Au début du XXe siècle, nombre des plus anciennes compagnies de marionnettes à fils disparurent et le jeu de marionnettes passa progressivement du statut de possible source de revenus à forme d’expression artistique. L’un des premiers à penser l’art de la marionnette en ces termes fut Paul Brann avec son Marionettentheater Münchner Künstler (Théâtre de marionnettes à fils des artistes munichois, 1906). Conséquence de cette approche plus esthétique de la marionnette, il arrivait que la figurine soit dessinée par un artiste avant que celui-ci en confie l’exécution à un sculpteur. Le Roi Cerf de Rene Morax d’après Carlo Gozzi (Zurich, 1918) fut par exemple dessiné par Sophie Taeuber-Arp mais réalisé par Carl Fischer.
Dans de nombreux cas, les sculpteurs étaient des artistes à part entière mais l’apparition du dessinateur-concepteur dédoubla les rôles à l’endroit où il n’y en avait qu’un auparavant. Avec le développement des grands ensembles en Europe de l’Est, après les années 1950, la division du travail au sein des compagnies devint encore plus forte et chaque membre avait vraiment une spécialité.
Certains sculpteurs de marionnettes du XXe siècle ont un style personnel très marqué. Parmi les plus notables, on compte Theo Eggink qui construisit des marionnettes à gaine pour la compagnie Hohnsteiner Handpuppenspiele de Max Jacob ou Harro Siegel et son Faust.

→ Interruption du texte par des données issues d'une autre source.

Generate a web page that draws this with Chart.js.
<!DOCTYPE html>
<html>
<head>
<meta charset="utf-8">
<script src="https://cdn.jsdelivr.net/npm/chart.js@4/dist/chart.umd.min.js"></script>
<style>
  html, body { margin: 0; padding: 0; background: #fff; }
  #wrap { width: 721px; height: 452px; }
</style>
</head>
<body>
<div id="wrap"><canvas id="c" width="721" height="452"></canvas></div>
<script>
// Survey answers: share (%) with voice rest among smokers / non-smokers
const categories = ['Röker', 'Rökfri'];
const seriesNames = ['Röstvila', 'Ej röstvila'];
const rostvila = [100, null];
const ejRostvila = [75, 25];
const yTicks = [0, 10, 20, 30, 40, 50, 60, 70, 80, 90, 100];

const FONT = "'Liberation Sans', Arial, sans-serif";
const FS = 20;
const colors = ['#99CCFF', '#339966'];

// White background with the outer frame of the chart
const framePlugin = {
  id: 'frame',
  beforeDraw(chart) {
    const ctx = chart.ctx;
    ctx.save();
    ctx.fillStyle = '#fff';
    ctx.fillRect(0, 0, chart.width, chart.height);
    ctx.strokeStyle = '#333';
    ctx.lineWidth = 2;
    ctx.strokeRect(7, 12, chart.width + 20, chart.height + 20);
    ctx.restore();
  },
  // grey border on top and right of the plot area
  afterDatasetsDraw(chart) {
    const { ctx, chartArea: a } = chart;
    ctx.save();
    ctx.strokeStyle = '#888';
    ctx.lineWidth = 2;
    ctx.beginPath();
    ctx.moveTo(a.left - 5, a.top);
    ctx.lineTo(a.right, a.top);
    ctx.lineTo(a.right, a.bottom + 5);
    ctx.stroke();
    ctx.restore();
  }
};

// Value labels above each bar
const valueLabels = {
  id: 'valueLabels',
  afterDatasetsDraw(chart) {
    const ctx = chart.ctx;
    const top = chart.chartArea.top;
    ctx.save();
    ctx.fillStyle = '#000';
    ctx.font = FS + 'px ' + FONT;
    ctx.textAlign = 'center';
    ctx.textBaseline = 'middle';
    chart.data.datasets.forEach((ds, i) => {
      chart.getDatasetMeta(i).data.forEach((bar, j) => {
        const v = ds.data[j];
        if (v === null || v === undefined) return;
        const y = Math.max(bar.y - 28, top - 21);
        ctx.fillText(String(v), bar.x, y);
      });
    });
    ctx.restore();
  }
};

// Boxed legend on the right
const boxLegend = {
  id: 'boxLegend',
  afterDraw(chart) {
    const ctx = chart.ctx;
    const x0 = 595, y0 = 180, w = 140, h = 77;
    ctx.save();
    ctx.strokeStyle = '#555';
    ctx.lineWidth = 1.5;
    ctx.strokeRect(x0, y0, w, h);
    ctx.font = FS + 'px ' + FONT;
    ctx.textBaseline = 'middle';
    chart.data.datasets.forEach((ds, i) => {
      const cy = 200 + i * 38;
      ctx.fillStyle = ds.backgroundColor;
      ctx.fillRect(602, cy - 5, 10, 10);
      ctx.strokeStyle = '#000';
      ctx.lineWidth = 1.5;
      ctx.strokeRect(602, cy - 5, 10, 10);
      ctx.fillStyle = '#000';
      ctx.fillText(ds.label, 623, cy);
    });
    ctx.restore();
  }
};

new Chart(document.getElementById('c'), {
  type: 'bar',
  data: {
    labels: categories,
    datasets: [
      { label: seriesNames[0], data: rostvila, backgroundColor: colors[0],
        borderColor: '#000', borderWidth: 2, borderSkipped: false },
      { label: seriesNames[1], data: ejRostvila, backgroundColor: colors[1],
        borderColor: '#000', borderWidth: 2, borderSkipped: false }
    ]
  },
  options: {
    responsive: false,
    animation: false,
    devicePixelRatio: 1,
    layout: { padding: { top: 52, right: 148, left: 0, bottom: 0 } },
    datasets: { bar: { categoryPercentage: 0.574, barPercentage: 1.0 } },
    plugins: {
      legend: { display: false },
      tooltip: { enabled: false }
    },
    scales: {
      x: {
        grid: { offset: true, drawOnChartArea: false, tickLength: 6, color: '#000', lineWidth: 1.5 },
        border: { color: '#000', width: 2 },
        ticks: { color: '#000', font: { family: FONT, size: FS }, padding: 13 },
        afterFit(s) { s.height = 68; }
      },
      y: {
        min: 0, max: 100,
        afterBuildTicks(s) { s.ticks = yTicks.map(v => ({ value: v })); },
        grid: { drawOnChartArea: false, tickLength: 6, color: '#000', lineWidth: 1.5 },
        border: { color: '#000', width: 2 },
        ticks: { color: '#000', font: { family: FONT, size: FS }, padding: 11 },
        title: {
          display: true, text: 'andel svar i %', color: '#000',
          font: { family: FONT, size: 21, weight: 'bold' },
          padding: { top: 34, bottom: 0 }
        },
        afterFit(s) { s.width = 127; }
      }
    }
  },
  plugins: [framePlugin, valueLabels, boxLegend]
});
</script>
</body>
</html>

Parfois la texture et la fibre du bois sont mises en évidence comme c’est le cas dans le travail de F. Vitek pour le Till Eulenspiegel (1974) du Divadlo DRAK ou pour Beowulf (1979) de Christopher Leith. Le succès du Little Angel Theatre de John Wright à Londres tient, en grande partie, à ses qualités de sculpteur sur bois.
Malgré la multiplicité des matériaux et des moyens techniques modernes, de nombreux interprètes pensent qu’il existe un lien très fort entre le fait de sculpter une marionnette et celui de l’animer sur scène. Le travail de sculpture, qui permet, à partir d’une pièce de bois, de voir émerger une tête, est extrêmement gratifiant et il permet à la figurine de devenir, notamment dans le cas de la marionnette à gaine, une sorte d’alter ego de l’interprète. Le joueur de Pulcinella, Gaspare Nasuto, avec son style de sculpture très reconnaissable, est un exemple de cette synthèse entre constructeur et praticien.

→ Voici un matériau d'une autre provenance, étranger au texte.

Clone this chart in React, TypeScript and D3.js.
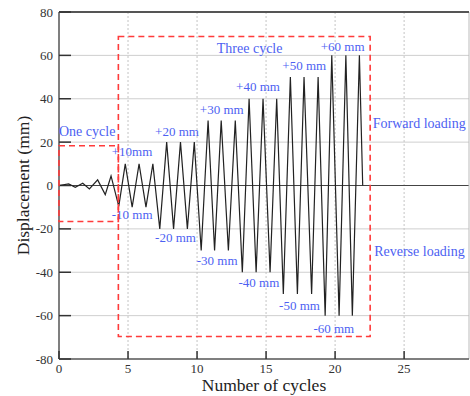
import * as React from 'react';
import * as d3 from 'd3';

// loading protocol: cycle position vs displacement (mm)
const cycleX = [
  0, 0.7, 1.18, 1.72, 2.2, 2.8, 3.35, 3.77, 4.33,
  4.8, 5.3, 5.8, 6.3, 6.8,
  7.3, 7.8, 8.3, 8.8, 9.3, 9.8,
  10.3, 10.8, 11.27, 11.75, 12.27, 12.77,
  13.28, 13.77, 14.28, 14.78, 15.29, 15.77,
  16.25, 16.76, 17.27, 17.75, 18.3, 18.77,
  19.28, 19.76, 20.29, 20.78, 21.25, 21.76, 22.0,
];
const displacement = [
  0, 0.7, -0.8, 1.0, -1.6, 2.6, -4.2, 4.4, -9.6,
  10, -10, 10, -10, 10,
  -20, 20, -20, 20, -20, 20,
  -30, 30, -30, 30, -30, 30,
  -40, 40, -40, 40, -40, 40,
  -50, 50, -50, 50, -50, 50,
  -60, 60, -60, 60, -60, 60, 0,
];

const xTicks = [0, 5, 10, 15, 20, 25];
const yTicks = [-80, -60, -40, -20, 0, 20, 40, 60, 80];

// amplitude labels: text, left x (cycles), baseline y (mm)
const ampLabels = ['+10mm', '-10 mm', '+20 mm', '-20 mm', '+30 mm', '-30 mm', '+40 mm', '-40 mm', '+50 mm', '-50 mm', '+60 mm', '-60 mm'];
const ampLabelX = [3.82, 3.82, 6.96, 6.96, 10.2, 9.98, 12.83, 13.0, 16.18, 15.94, 18.96, 18.43];
const ampLabelY = [13.5, -15.4, 22.7, -25.9, 33.1, -36.5, 43.5, -46.7, 53.4, -57.4, 61.8, -68.1];

// region labels
const regionLabels = ['One cycle', 'Three cycle', 'Forward loading', 'Reverse loading'];
const regionLabelX = [0.0, 11.43, 22.73, 22.83];
const regionLabelY = [22.7, 61.1, 26.7, -32.5];

// dashed boxes: [x0, x1, yTop, yBottom]
const boxes = [
  [0, 4.3, 18.3, -16.6],
  [4.3, 22.54, 68.7, -69.6],
];

export default function App() {
  const width = 470;
  const height = 396;

  const x = d3.scaleLinear().domain([0, 29.7]).range([59, 469]);
  const y = d3.scaleLinear().domain([-80, 80]).range([359, 12]);

  const pts = cycleX.map((c, i) => [c, displacement[i]] as [number, number]);
  const line = d3.line<[number, number]>().x((d) => x(d[0])).y((d) => y(d[1]));

  const blue = '#4d5ff2';
  const serif = '"Liberation Serif", "Times New Roman", serif';

  return (
    <svg width={width} height={height} style={{ position: 'absolute', left: 0, top: 0, background: '#fff' }}
      fontFamily={serif}>
      {/* horizontal grid */}
      {yTicks.filter((t) => t !== 0 && Math.abs(t) !== 80).map((t) => (
        <line key={'hg' + t} x1={x(0)} x2={x(29.7)} y1={y(t)} y2={y(t)} stroke="#cfcfcf" strokeWidth={1} />
      ))}
      {/* vertical dotted grid */}
      {xTicks.filter((t) => t !== 0).map((t) => (
        <line key={'vg' + t} x1={x(t)} x2={x(t)} y1={y(80)} y2={y(-80)} stroke="#c4c4c4" strokeWidth={1} strokeDasharray="2,2" />
      ))}
      {/* zero line */}
      <line x1={x(0)} x2={x(29.7)} y1={y(0)} y2={y(0)} stroke="#444" strokeWidth={1.2} />

      {/* frame */}
      <line x1={x(29.7)} x2={x(29.7)} y1={y(80)} y2={y(-80)} stroke="#bbb" strokeWidth={1} />
      <line x1={x(0)} x2={x(29.7)} y1={y(80)} y2={y(80)} stroke="#555" strokeWidth={1.8} />
      <line x1={x(0)} x2={x(29.7)} y1={y(-80)} y2={y(-80)} stroke="#555" strokeWidth={1.5} />
      <line x1={x(0)} x2={x(0)} y1={y(80)} y2={y(-80)} stroke="#555" strokeWidth={1.5} />

      {/* ticks */}
      {yTicks.map((t) => (
        <g key={'yt' + t}>
          <line x1={x(0)} x2={x(0) + 12} y1={y(t)} y2={y(t)} stroke="#333" strokeWidth={1.5} />
          <text x={x(0) - 6} y={y(t)} dy="0.35em" textAnchor="end" fontSize={13} fill="#333">{t}</text>
        </g>
      ))}
      {xTicks.map((t) => (
        <g key={'xt' + t}>
          <line x1={x(t)} x2={x(t)} y1={y(-80)} y2={y(-80) - 8} stroke="#333" strokeWidth={1.5} />
          <text x={x(t)} y={y(-80) + 14} textAnchor="middle" fontSize={13} fill="#333">{t}</text>
        </g>
      ))}

      {/* axis titles */}
      <text x={264} y={391} textAnchor="middle" fontSize={17.5} fill="#222">Number of cycles</text>
      <text transform={`translate(29,${y(0)}) rotate(-90)`} textAnchor="middle" fontSize={17.5} fill="#222">Displacement (mm)</text>

      {/* loading history */}
      <path d={line(pts) ?? ''} fill="none" stroke="#222" strokeWidth={1.2} strokeLinejoin="miter" />

      {/* labels */}
      {ampLabels.map((s, i) => (
        <text key={s} x={x(ampLabelX[i])} y={y(ampLabelY[i])} fontSize={13} fill={blue}>{s}</text>
      ))}
      {regionLabels.map((s, i) => (
        <text key={s} x={x(regionLabelX[i])} y={y(regionLabelY[i])} fontSize={14} fill={blue}>{s}</text>
      ))}

      {/* dashed regions */}
      {boxes.map((b, i) => (
        <rect key={'box' + i} x={x(b[0])} y={y(b[2])} width={x(b[1]) - x(b[0])} height={y(b[3]) - y(b[2])}
          fill="none" stroke="#ff3b3b" strokeWidth={1.6} strokeDasharray="6,4" />
      ))}
    </svg>
  );
}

Aujourd’hui, la compétence propre du sculpteur est partiellement détournée par une forme de reproduction mécanique qui part d’une tête déjà sculptée ou d’un moule en argile. Cette technique se base sur l’ancienne méthode du pantographe, utilisée par le passé pour permettre la reproduction de statues, souvent en version réduite ou agrandie. Cette méthode est aujourd’hui remplacée par un routeur assisté par ordinateur qui scanne un modèle de la tête et en produit une version en bois (ou dans un autre matériau). Cette opération peut bien sûre être répétée et permettre une production de masse si nécessaire. Un des principaux fournisseurs de têtes de marionnettes aujourd’hui en Italie est le sculpteur Natale Panaro. Un de ses plus grands succès est la réinterprétation fantaisiste de la tête de Pulcinella, à partir de dessins de Emmanuele Luzzati. Bien qu’il ne fasse pas dans la production de masse, il a créé plus d’une tête de ce type ; celle-ci est devenue la marque de fabrique du travail de Paolo Comentale à la Casa di Pulcinella de Bari.